Army communications systems that transmit and receive classified information must have an NSA certification to ensure they meet NSA’s standards for securing and encrypting classified information; however, the process takes more time if NSA must review an entire product or system.

CERDEC expects certification times for new communications devices to decrease as a result of RESCUE because the review is not of an entire system.

CERDEC expects RESCUE to condense the NSA certification process for new communications devices because it will provide the Army with the flexibility to use an NSA-certified chip as the basis of its cryptographic functions.

When a product uses the NSA-certified RESCUE, it will not necessitate an NSA review of the entire system as they can now focus on ensuring the device meets their standards and that RESCUE’s certification boundaries did not change when incorporated into the product or system, Coulter said.

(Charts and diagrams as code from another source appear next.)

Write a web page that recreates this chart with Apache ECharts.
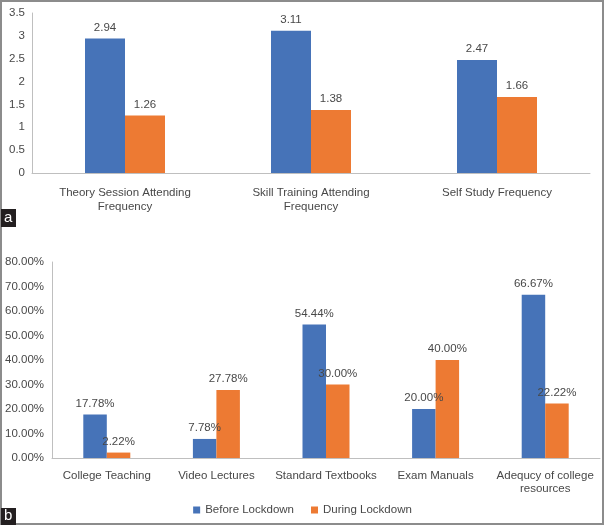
<!DOCTYPE html>
<html>
<head>
<meta charset="utf-8">
<script src="https://cdn.jsdelivr.net/npm/echarts@6/dist/echarts.min.js"></script>
<style>html,body{margin:0;padding:0;background:#fff;}#c{width:605px;height:525px;}</style>
</head>
<body>
<div id="c"></div>
<script>
var catsA = ['Theory Session Attending\nFrequency', 'Skill Training Attending\nFrequency', 'Self Study Frequency'];
var beforeA = [2.94, 3.11, 2.47];
var duringA = [1.26, 1.38, 1.66];
var catsB = ['College Teaching', 'Video Lectures', 'Standard Textbooks', 'Exam Manuals', 'Adequcy of college\nresources'];
var beforeB = [17.78, 7.78, 54.44, 20.00, 66.67];
var duringB = [2.22, 27.78, 30.00, 40.00, 22.22];
var seriesNames = ['Before Lockdown', 'During Lockdown'];

var FONT = 'Liberation Sans, Arial, sans-serif';
var TXT = '#484848';
var AX = '#bfbfbf';
var BLUE = '#4673B8', ORANGE = '#ED7A33';

var chart = echarts.init(document.getElementById('c'), null, {renderer: 'canvas'});
var lblA = {show: true, position: 'top', distance: 5, color: TXT, fontSize: 11.5, fontFamily: FONT};
var lblB = {show: true, position: 'top', distance: 5, color: TXT, fontSize: 11.5, fontFamily: FONT,
  formatter: function (p) { return p.value.toFixed(2) + '%'; }};

chart.setOption({
  animation: false,
  textStyle: {fontFamily: FONT},
  grid: [
    {left: 32, top: 13, width: 558, height: 160},
    {left: 52, top: 262, width: 548, height: 196}
  ],
  legend: {
    data: seriesNames, bottom: 4, left: 'center', itemWidth: 7, itemHeight: 7, itemGap: 17,
    icon: 'rect', textStyle: {color: TXT, fontSize: 11.5, fontFamily: FONT}
  },
  xAxis: [
    {type: 'category', gridIndex: 0, data: catsA,
     axisLine: {lineStyle: {color: AX}}, axisTick: {show: false},
     axisLabel: {color: TXT, fontSize: 11.5, fontFamily: FONT, margin: 13, lineHeight: 14, interval: 0}},
    {type: 'category', gridIndex: 1, data: catsB,
     axisLine: {lineStyle: {color: AX}}, axisTick: {show: false},
     axisLabel: {color: TXT, fontSize: 11.5, fontFamily: FONT, margin: 11, lineHeight: 13, interval: 0}}
  ],
  yAxis: [
    {type: 'value', gridIndex: 0, min: 0, max: 3.5, interval: 0.5,
     axisLine: {show: true, lineStyle: {color: AX}}, axisTick: {show: false}, splitLine: {show: false},
     axisLabel: {color: TXT, fontSize: 11.5, fontFamily: FONT, margin: 7}},
    {type: 'value', gridIndex: 1, min: 0, max: 80, interval: 10,
     axisLine: {show: true, lineStyle: {color: AX}}, axisTick: {show: false}, splitLine: {show: false},
     axisLabel: {color: TXT, fontSize: 11.5, fontFamily: FONT, margin: 8,
       formatter: function (v) { return v.toFixed(2) + '%'; }}}
  ],
  series: [
    {name: seriesNames[0], type: 'bar', xAxisIndex: 0, yAxisIndex: 0, data: beforeA, barWidth: 40, barGap: '0%',
     itemStyle: {color: BLUE}, label: lblA},
    {name: seriesNames[1], type: 'bar', xAxisIndex: 0, yAxisIndex: 0, data: duringA, barWidth: 40, barGap: '0%',
     itemStyle: {color: ORANGE}, label: lblA},
    {name: seriesNames[0], type: 'bar', xAxisIndex: 1, yAxisIndex: 1, data: beforeB, barWidth: 23.5, barGap: '0%',
     itemStyle: {color: BLUE}, label: lblB},
    {name: seriesNames[1], type: 'bar', xAxisIndex: 1, yAxisIndex: 1, data: duringB, barWidth: 23.5, barGap: '0%',
     itemStyle: {color: ORANGE}, label: lblB}
  ],
  graphic: [
    {type: 'rect', shape: {x: 1, y: 1, width: 602, height: 523}, style: {fill: 'none', stroke: '#8c8c8c', lineWidth: 2}, z: 100},
    {type: 'rect', shape: {x: 1, y: 209, width: 15, height: 18}, style: {fill: '#231f20'}, z: 101},
    {type: 'text', left: 4, top: 210, style: {text: 'a', fill: '#fff', font: '15px ' + FONT}, z: 102},
    {type: 'rect', shape: {x: 1, y: 508, width: 15, height: 17}, style: {fill: '#231f20'}, z: 101},
    {type: 'text', left: 4, top: 508, style: {text: 'b', fill: '#fff', font: '15px ' + FONT}, z: 102}
  ]
});
</script>
</body>
</html>
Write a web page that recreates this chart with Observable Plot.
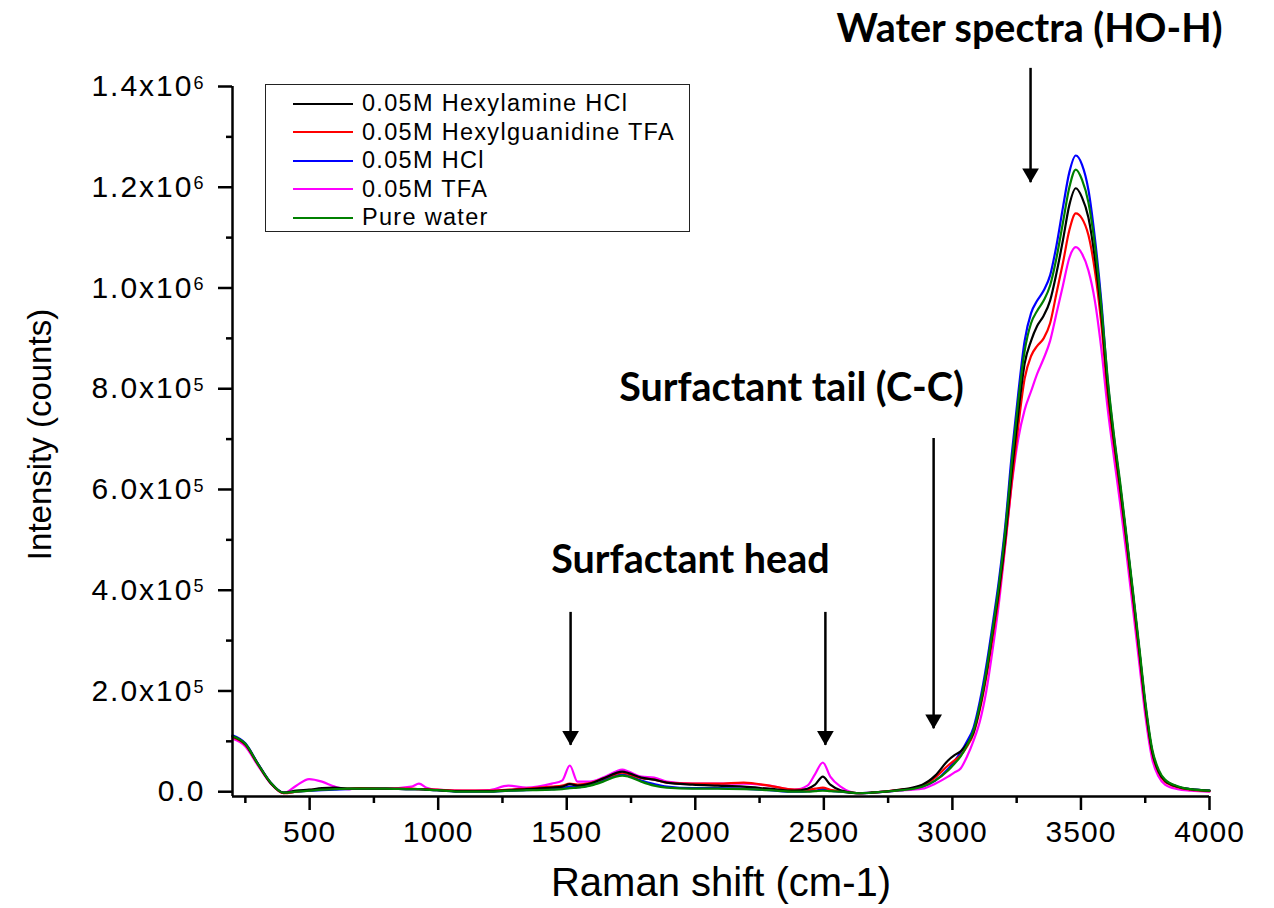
<!DOCTYPE html>
<html>
<head>
<meta charset="utf-8">
<script src="https://cdn.jsdelivr.net/npm/d3@7"></script>
<script src="https://cdn.jsdelivr.net/npm/@observablehq/plot@0.6"></script>
<style>
  html, body { margin: 0; padding: 0; background: #fff; }
  #wrap { position: relative; width: 1274px; height: 908px; overflow: hidden; }
  #legend { position: absolute; left: 265px; top: 84px; width: 425px; height: 148px;
            border: 1.5px solid #222; box-sizing: border-box; background: #fff;
            font-family: "Liberation Sans", Arial, sans-serif; font-size: 23.5px; letter-spacing: 1.3px; color: #000; }
  #legend .row { position: absolute; left: 0; height: 28px; display: flex; align-items: center; white-space: nowrap; }
  #legend .sw { width: 60px; height: 2px; margin-left: 27px; margin-right: 9px; }
</style>
</head>
<body>
<div id="wrap"><div id="legend"></div></div>
<script>
// ---------- data (intensity in units of 10^3 counts) ----------
const ramanShift = [200, 250, 299, 349, 399, 448, 498, 548, 598, 647, 697, 796, 896, 925, 955, 995, 1094, 1194, 1273, 1343, 1442, 1482, 1512, 1542, 1591, 1641, 1691, 1716, 1740, 1790, 1840, 1889, 1989, 2088, 2188, 2287, 2386, 2436, 2466, 2496, 2525, 2565, 2635, 2684, 2784, 2883, 2933, 2983, 3007, 3032, 3057, 3082, 3107, 3132, 3156, 3181, 3206, 3231, 3256, 3281, 3306, 3330, 3355, 3380, 3405, 3430, 3455, 3480, 3504, 3529, 3554, 3579, 3604, 3628, 3653, 3678, 3703, 3728, 3752, 3777, 3802, 3827, 3876, 3926, 4000];

const hexylamineHCl = [110, 94, 55, 17, -2, 2, 4, 7, 8, 6, 6, 6, 5, 5, 4, 3, 1, 1, 3, 5, 8, 10, 15, 12, 16, 26, 37, 40, 37, 28, 24, 18, 14, 12, 10, 6, 2, 6, 14, 30, 14, 3, -3, -2, 3, 14, 32, 62, 72, 80, 95, 118, 168, 235, 315, 400, 505, 635, 750, 850, 895, 925, 945, 975, 1030, 1095, 1165, 1198, 1180, 1140, 1060, 950, 805, 700, 603, 498, 388, 275, 165, 80, 40, 22, 10, 5, 2];

const hexylguanidineTFA = [108, 93, 54, 17, -3, 0, 3, 5, 6, 6, 7, 6, 6, 5, 5, 4, 2, 2, 4, 6, 10, 12, 16, 14, 17, 26, 35, 38, 35, 27, 24, 18, 16, 16, 18, 12, 4, 4, 6, 8, 4, 1, -3, -2, 3, 12, 28, 52, 62, 72, 90, 115, 163, 228, 305, 390, 495, 615, 725, 820, 865, 885, 900, 930, 990, 1050, 1115, 1148, 1138, 1105, 1035, 930, 790, 690, 595, 490, 380, 268, 160, 77, 38, 20, 9, 4, 1];

const hcl = [112, 96, 56, 18, -2, 0, 2, 3, 4, 5, 6, 6, 5, 5, 4, 3, 0, 0, 2, 3, 5, 7, 10, 9, 13, 22, 32, 34, 32, 22, 15, 10, 7, 7, 6, 3, 0, 1, 2, 5, 2, 0, -3, -2, 2, 10, 22, 45, 60, 78, 100, 127, 180, 250, 330, 420, 530, 670, 790, 895, 950, 975, 995, 1025, 1085, 1160, 1230, 1263, 1245, 1195, 1100, 975, 815, 705, 605, 500, 390, 275, 165, 80, 40, 22, 10, 5, 2];

const tfa = [105, 90, 52, 16, -3, 12, 25, 20, 10, 5, 7, 6, 10, 16, 8, 4, 2, 3, 12, 8, 16, 22, 52, 20, 20, 28, 40, 44, 40, 30, 28, 20, 16, 16, 16, 12, 4, 12, 35, 58, 30, 10, -3, -2, 2, 6, 16, 30, 38, 46, 70, 101, 140, 200, 280, 375, 490, 610, 700, 758, 795, 830, 860, 895, 950, 1005, 1060, 1081, 1068, 1035, 975, 880, 760, 665, 570, 468, 360, 250, 145, 65, 30, 14, 5, 2, 0];

const pureWater = [110, 95, 55, 18, -2, 0, 2, 4, 5, 6, 6, 6, 5, 5, 4, 3, 0, 0, 2, 3, 4, 5, 7, 8, 12, 20, 30, 32, 30, 20, 12, 8, 6, 6, 5, 3, 0, 0, 1, 2, 1, 0, -3, -2, 2, 10, 22, 42, 55, 70, 92, 121, 172, 240, 320, 410, 520, 655, 775, 875, 930, 955, 975, 1005, 1060, 1130, 1200, 1235, 1215, 1170, 1085, 965, 820, 710, 612, 505, 395, 282, 172, 85, 44, 24, 11, 5, 2];

const seriesNames = ["0.05M Hexylamine HCl", "0.05M Hexylguanidine TFA", "0.05M HCl", "0.05M TFA", "Pure water"];
const seriesValues = [hexylamineHCl, hexylguanidineTFA, hcl, tfa, pureWater];

// tick values (in 10^3 counts for y)
const xMajorTicks = [500, 1000, 1500, 2000, 2500, 3000, 3500, 4000];
const xMinorTicks = [250, 750, 1250, 1750, 2250, 2750, 3250, 3750];
const yMajorTicks = [0, 200, 400, 600, 800, 1000, 1200, 1400];
const yMinorTicks = [100, 300, 500, 700, 900, 1100, 1300];

// annotations (data coordinates)
const arrowX   = [1515, 2506, 2927, 3304];
const arrowTop = [356, 356, 701, 1436];
const arrowTip = [92, 92, 125, 1209];
const noteText = ["Surfactant head", "Surfactant tail (C-C)", "Water spectra (HO-H)"];
const noteX    = [1981, 2374, 3300];
const noteY    = [460, 801, 1514];

// ---------- styling ----------
const colorOf = {
  "0.05M Hexylamine HCl": "#000000",
  "0.05M Hexylguanidine TFA": "#ff0000",
  "0.05M HCl": "#0000ff",
  "0.05M TFA": "#ff00ff",
  "Pure water": "#008000"
};
const drawOrder = ["0.05M HCl", "0.05M TFA", "0.05M Hexylguanidine TFA", "0.05M Hexylamine HCl", "Pure water"];

const rows = [];
seriesNames.forEach((name, s) => {
  seriesValues[s].forEach((v, i) => rows.push({series: name, shift: ramanShift[i], value: v}));
});

function yLabel(v) {
  if (v === 0) return "0.0";
  const c = v * 1000;
  const e = Math.floor(Math.log10(c));
  return (c / Math.pow(10, e)).toFixed(1) + "x10^" + e;
}

const sans = "'Liberation Sans', Arial, sans-serif";
const idxA = d3.range(arrowX.length);
const idxN = d3.range(noteText.length);

const lineMarks = drawOrder.map(name => Plot.line(rows.filter(r => r.series === name), {
  x: "shift", y: "value", stroke: colorOf[name], strokeWidth: 2.2, curve: "monotone-x"
}));

const chart = Plot.plot({
  width: 1274,
  height: 908,
  marginLeft: 232,
  marginRight: 65,
  marginTop: 86,
  marginBottom: 112,
  style: {fontFamily: sans, background: "#fff", color: "#000", overflow: "visible"},
  x: {domain: [200, 4000]},
  y: {domain: [-9.5, 1400]},
  marks: [
    ...lineMarks,
    Plot.ruleX([200], {strokeWidth: 2.5, stroke: "#000"}),
    Plot.ruleY([-9.5], {strokeWidth: 2.5, stroke: "#000"}),
    Plot.axisX(xMajorTicks, {tickSize: 14, tickPadding: 10, strokeWidth: 2.5, fontSize: 30, label: null, tickFormat: d => String(d)}),
    Plot.axisX(xMinorTicks, {tickSize: 7, strokeWidth: 2.5, label: null, tickFormat: () => ""}),
    Plot.axisY(yMajorTicks, {tickSize: 14, tickPadding: 13, strokeWidth: 2.5, fontSize: 30, label: null, tickFormat: yLabel}),
    Plot.axisY(yMinorTicks, {tickSize: 6, strokeWidth: 2.5, label: null, tickFormat: () => ""}),
    Plot.text(["Raman shift (cm-1)"], {frameAnchor: "bottom", textAnchor: "middle", lineAnchor: "middle", dy: 87, fontSize: 40, ariaLabel: "xtitle", fill: "#000"}),
    Plot.text(["Intensity (counts)"], {frameAnchor: "left", textAnchor: "middle", lineAnchor: "middle", rotate: -90, dx: -192, dy: -7, fontSize: 33, ariaLabel: "ytitle", fill: "#000"}),
    Plot.ruleX(idxA, {x: i => arrowX[i], y1: i => arrowTop[i], y2: i => arrowTip[i], strokeWidth: 2.5, stroke: "#000"}),
    Plot.dot(idxA, {x: i => arrowX[i], y: i => arrowTip[i], symbol: "triangle", rotate: 180, r: 6.2, fill: "#000", stroke: "none", dy: -9.5}),
    Plot.text(idxN, {x: i => noteX[i], y: i => noteY[i], text: i => noteText[i], fontSize: 39.5, fontWeight: "bold", fontFamily: "Lato, 'Open Sans', sans-serif", fill: "#000", textAnchor: "middle", lineAnchor: "middle", ariaLabel: "notes"})
  ]
});

document.getElementById("wrap").prepend(chart);

// superscript exponents on y tick labels
const NS = "http://www.w3.org/2000/svg";
chart.querySelectorAll('g[aria-label="y-axis tick label"] text').forEach(t => {
  const parts = t.textContent.split("^");
  if (parts.length === 2) {
    t.textContent = parts[0];
    const sup = document.createElementNS(NS, "tspan");
    sup.setAttribute("dy", "-0.42em");
    sup.setAttribute("font-size", "18");
    sup.textContent = parts[1];
    t.appendChild(sup);
  }
});
chart.querySelectorAll('g[aria-label="y-axis tick label"]').forEach(g => g.setAttribute("letter-spacing", "2"));
chart.querySelectorAll('g[aria-label="x-axis tick label"]').forEach(g => g.setAttribute("letter-spacing", "1"));
const xt = chart.querySelector('g[aria-label="xtitle"]'); if (xt) xt.setAttribute("letter-spacing", "5.3");
const yt = chart.querySelector('g[aria-label="ytitle"]'); if (yt) yt.setAttribute("letter-spacing", "1.3");

// legend
const legend = document.getElementById("legend");
seriesNames.forEach((name, i) => {
  const row = document.createElement("div");
  row.className = "row";
  row.style.top = (4.5 + 28.5 * i) + "px";
  const sw = document.createElement("div");
  sw.className = "sw";
  sw.style.background = colorOf[name];
  const lab = document.createElement("span");
  lab.textContent = name;
  row.appendChild(sw);
  row.appendChild(lab);
  legend.appendChild(row);
});
</script>
</body>
</html>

“We expect a product review to take around six months, which is down from the standard time that can last up to about 24 months, more or less, to get a certification for a device,” Coulter said.

CERDEC is scheduled to have RESCUE NSA-certified and ready for wide-spread use in requirements documents by September 2017, though stakeholders who will need RESCUE do not have to wait until then to reach out to CERDEC.

“If someone wants to leverage RESCUE, they can talk to us now to ensure we have the right requirements and that our timeline for development aligns with their needs,” Coulter said. “If there are specific requirements, they can be here while we are designing things, and they can start planning their tailoring and acquisition activities around our timeline of what we are doing and the material we can provide to them.”